Executieve functies: Executieve functies. Die nauw verwant zijn met zelfregulatie, bestaan uit
vaardigheden die nodig zijn voor het uitvoeren van bewust, zelfgekozen en doelgericht gedrag. Het
gaat dan om op tijd en adequaat beginnen, stoppen, volhouden, remmen, plannen, organiseren en
strategisch inzetten van gedrag. Geheugen en aandacht spelen daarbij een belangrijke rol. Hoe
executieve functies zich ontwikkelen, is nauwelijks bekend, maar onderzoekers denken wel dat dit
anders verloopt bij kinderen met ADHD dan bij ‘gewone’ kinderen.
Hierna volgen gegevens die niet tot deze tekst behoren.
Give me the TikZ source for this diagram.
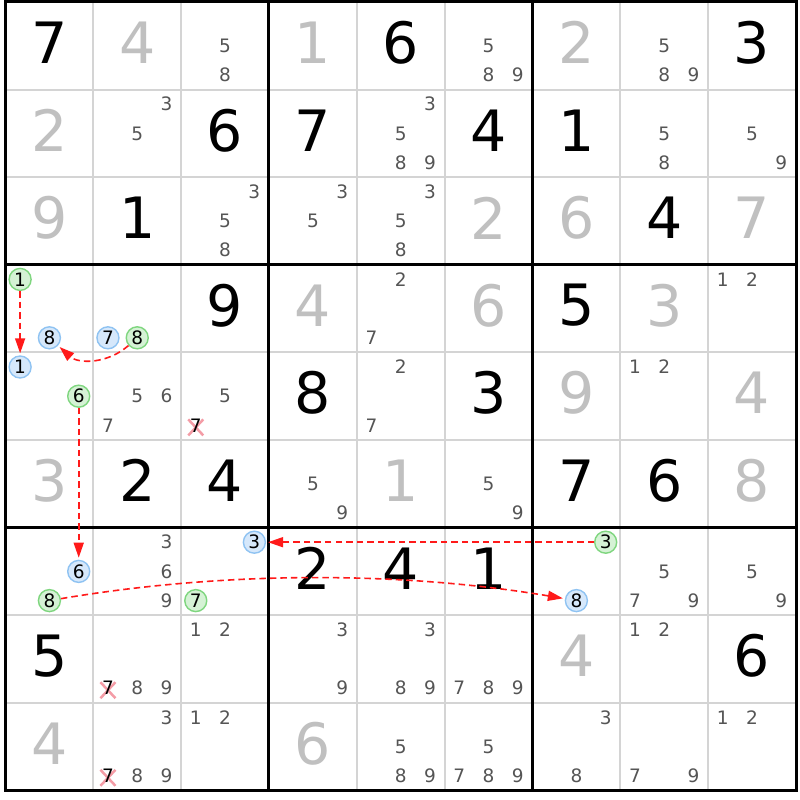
\documentclass[tikz,border=0pt]{standalone}
\usepackage{fontspec}
\setmainfont{DejaVu Sans}
\usetikzlibrary{arrows.meta}
\definecolor{givgray}{HTML}{C0C0C0}
\definecolor{candgray}{HTML}{555555}
\definecolor{gridgray}{HTML}{D4D4D4}
\definecolor{gfill}{HTML}{D5F2D5}
\definecolor{gline}{HTML}{7FD67F}
\definecolor{bfill}{HTML}{D6E8FB}
\definecolor{bline}{HTML}{8FC3F2}
\definecolor{xpink}{HTML}{F49CA6}
\definecolor{linkred}{HTML}{FF1A1A}
\tikzset{
  bigdigit/.style={inner sep=0pt, font=\fontsize{57}{60}\selectfont},
  canddigit/.style={inner sep=0pt, text=candgray, font=\fontsize{18.5}{20}\selectfont},
  xcand/.style={inner sep=0pt, text=black, font=\fontsize{18.5}{20}\selectfont},
  gcirc/.style={circle, draw=gline, fill=gfill, line width=1.4pt, minimum size=22pt, inner sep=0pt, text=black, font=\fontsize{18.5}{20}\selectfont},
  bcirc/.style={circle, draw=bline, fill=bfill, line width=1.4pt, minimum size=22pt, inner sep=0pt, text=black, font=\fontsize{18.5}{20}\selectfont},
  link/.style={draw=linkred, line width=1.6pt, dash pattern=on 6.5pt off 4pt, -{Triangle[length=15pt,width=10pt]}, shorten >=2pt},
  xmark/.style={draw=xpink, line width=2.5pt},
  thinline/.style={draw=gridgray, line width=2pt},
  thickline/.style={draw=black, line width=3pt},
}
\newcommand\bigd[4]{\node[bigdigit,text=#4] (d#1#2) at ({5.5+(#2-0.5)*87.83},{2+(#1-0.5)*87.6-3}) {#3};}
\newcommand\cnd[4]{%
  \pgfmathsetmacro\ddx{mod(#3-1,3)-1}%
  \pgfmathsetmacro\ddy{floor((#3-1)/3)-1}%
  \node[#4] (#4#1#2#3) at ({5.5+(#2-0.5)*87.83+\ddx*29.3},{2+(#1-0.5)*87.6+\ddy*29.2}) {#3};}
\newcommand\xcnd[3]{%
  \pgfmathsetmacro\ddx{mod(#3-1,3)-1}%
  \pgfmathsetmacro\ddy{floor((#3-1)/3)-1}%
  \pgfmathsetmacro\px{5.5+(#2-0.5)*87.83+\ddx*29.3}%
  \pgfmathsetmacro\py{2+(#1-0.5)*87.6+\ddy*29.2+2}%
  \draw[xmark] ({\px-7.5},{\py-8}) -- ({\px+7.5},{\py+8});
  \draw[xmark] ({\px-7.5},{\py+8}) -- ({\px+7.5},{\py-8});
  \cnd{#1}{#2}{#3}{xcand}}
\begin{document}
\begin{tikzpicture}[x=1pt,y=-1pt]
\path[use as bounding box, fill=white] (0,0) rectangle (800,800);
% grid
\foreach \i in {1,2,4,5,7,8} {
  \draw[thinline] ({5.5+\i*87.83},2) -- ({5.5+\i*87.83},790.5);
  \draw[thinline] (5.5,{2+\i*87.6}) -- (796,{2+\i*87.6});
}
\foreach \i in {3,6} {
  \draw[thickline] ({5.5+\i*87.83},2) -- ({5.5+\i*87.83},790.5);
  \draw[thickline] (5.5,{2+\i*87.6}) -- (796,{2+\i*87.6});
}
\draw[thickline] (5.5,2) rectangle (796,790.5);
% big digits
\foreach \r/\c/\d in {1/1/7,1/5/6,1/9/3,2/3/6,2/4/7,2/6/4,2/7/1,3/2/1,3/8/4,4/3/9,4/7/5,5/4/8,5/6/3,6/2/2,6/3/4,6/7/7,6/8/6,7/4/2,7/5/4,7/6/1,8/1/5,8/9/6}
  {\bigd{\r}{\c}{\d}{black}}
\foreach \r/\c/\d in {1/2/4,1/4/1,1/7/2,2/1/2,3/1/9,3/6/2,3/7/6,3/9/7,4/4/4,4/6/6,4/8/3,5/7/9,5/9/4,6/1/3,6/5/1,6/9/8,8/7/4,9/1/4,9/4/6}
  {\bigd{\r}{\c}{\d}{givgray}}
% candidates
\foreach \r/\c/\d in {1/3/5,1/3/8,1/6/5,1/6/8,1/6/9,1/8/5,1/8/8,1/8/9,
  2/2/3,2/2/5,2/5/3,2/5/5,2/5/8,2/5/9,2/8/5,2/8/8,2/9/5,2/9/9,
  3/3/3,3/3/5,3/3/8,3/4/3,3/4/5,3/5/3,3/5/5,3/5/8,
  4/5/2,4/5/7,4/9/1,4/9/2,
  5/2/5,5/2/6,5/2/7,5/3/5,5/5/2,5/5/7,5/8/1,5/8/2,
  6/4/5,6/4/9,6/6/5,6/6/9,
  7/2/3,7/2/6,7/2/9,7/8/5,7/8/7,7/8/9,7/9/5,7/9/9,
  8/2/8,8/2/9,8/3/1,8/3/2,8/4/3,8/4/9,8/5/3,8/5/8,8/5/9,8/6/7,8/6/8,8/6/9,8/8/1,8/8/2,
  9/2/3,9/2/8,9/2/9,9/3/1,9/3/2,9/5/5,9/5/8,9/5/9,9/6/5,9/6/7,9/6/8,9/6/9,9/7/3,9/7/8,9/8/7,9/8/9,9/9/1,9/9/2}
  {\cnd{\r}{\c}{\d}{canddigit}}
% eliminated candidates
\xcnd{5}{3}{7}
\xcnd{8}{2}{7}
\xcnd{9}{2}{7}
% highlighted candidates
\foreach \r/\c/\d in {4/1/1,4/2/8,5/1/6,7/1/8,7/3/7,7/7/3}
  {\cnd{\r}{\c}{\d}{gcirc}}
\foreach \r/\c/\d in {4/1/8,4/2/7,5/1/1,7/1/6,7/3/3,7/7/8}
  {\cnd{\r}{\c}{\d}{bcirc}}
% links
\draw[link] (gcirc411) -- (bcirc511);
\draw[link] (gcirc428) .. controls (107.6,364) and (78.4,364) .. (bcirc418);
\draw[link] (gcirc516) -- (bcirc716);
\draw[link] (gcirc773) -- (bcirc733);
\draw[link] (gcirc718) .. controls (225,571) and (400,571) .. (bcirc778);
\end{tikzpicture}
\end{document}
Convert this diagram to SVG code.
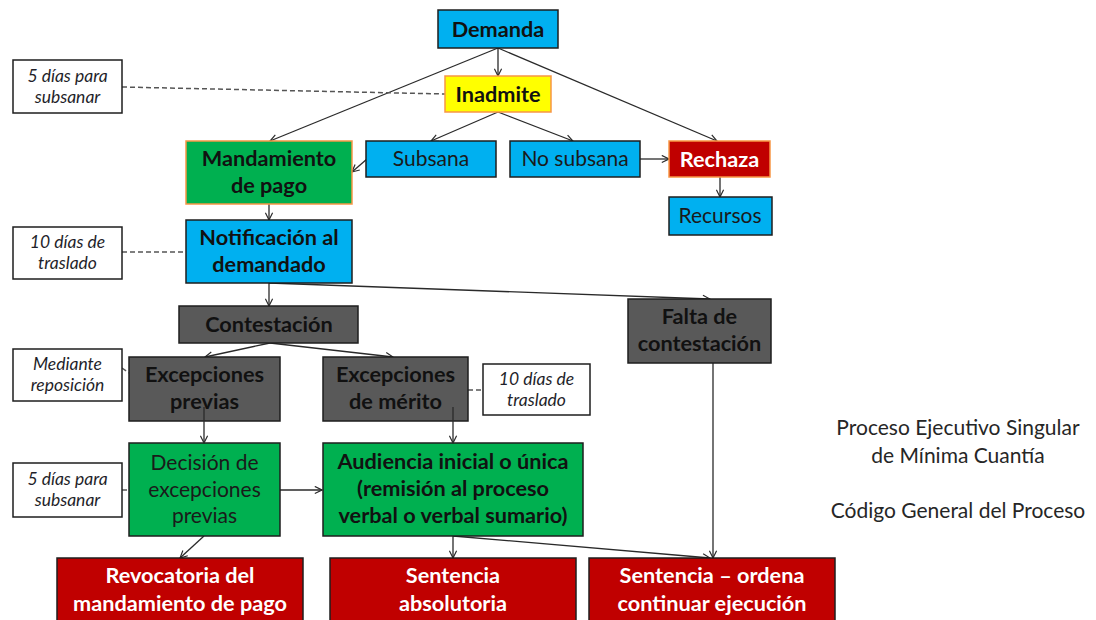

De executieve functies worden aangestuurd door de prefrontale cortex, dat pas uitgerijpt is als we
volwassen zijn. In die lange periode ontwikkelen kinderen en jongeren deze functies door zicht te
oefenen en te denken. Opvoeder kunnen die ontwikkeling stimuleren door hen uit te dagen nieuwe
dingen te leren en hen daarbij te onderwijzen en begeleiden.
Executieve functies kennen twee hoofdgroepen. De eerste bevat denkvaardigheden waarmee we
doelen kiezen en oplossingen voor problemen bedenken. De tweede bestaat uit vaardigheden
waarmee we ons gedrag sturen en aanpassen om doelen te bereiken.
- Denkvaardigheden:
o Planning: Je kunt een plan bedenken om je doel te bereiken of taak te voltooien en
ook besluiten waarop je je aandacht wilt richten.
o Organisatie: Je bent in staat dingen volgens een bepaald systeem te ordenen.
o Timemanagement: Je kunt inschatten hoeveel tijd je hebt, hoe je die kunt indelen en
hoe je je aan tijdslimieten en deadlines houdt.
o Werkgeheugen: Je kunt eerder geleerde vaardigheden, ervaringen of
probleemoplossende strategieën tijdens het uitvoeren van complexe taken in het
geheugen houden en toepassen.
o Metacognitie: Je kunt jezelf en de situatie overzien, waarbij zelfmonitoring en
zelfevaluatie van belang zijn: ‘Hoe breng ik het ervan af?’.
- Vaardigheden om gedrag te sturen of aan te passen:
o Reactie-inhibitie: Je bent in staat eerst na te denken en dan pas te handelen. Je kunt
een situatie beoordelen en je gedrag daarop afstemmen.